One Part Insomnia, One Part Bingo, Two Parts Buddha

After two days of doing as little as possible we said goodbye to Zack and Madhavi tonight, and I feel that I didn't know them well until they got here though I've known them for years. Heat, beer, water and being covered in some sort of sticky gunk makes you remarkably candid. On the opposite side of the world we met in the middle of mayhem, and parted again. I will miss them.

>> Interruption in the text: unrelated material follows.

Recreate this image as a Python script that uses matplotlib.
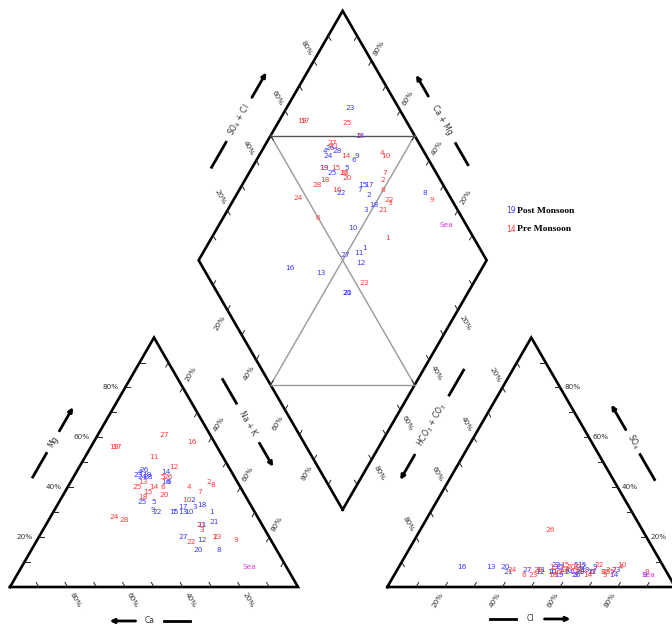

The monks are staying up all night at the wat outside our door, as they will for the next three days. Things are dry and quiet now, and there are piles of flowers everywhere. The air is sweet with night blooming jasmine, plumeria and the smell of approaching rain. Every Lao makes the journey up here to bathe the Buddha in water with flowers and scented oils. And play bingo. So the monks keep a vigil all night, and I keep watch with them, as the pilgrims come and pray.
I am leaving the day after tomorrow to head up to China, after putting it off for two days. I am on Lao time, I do what I want when I am ready and stop when I am spent, and I am happy.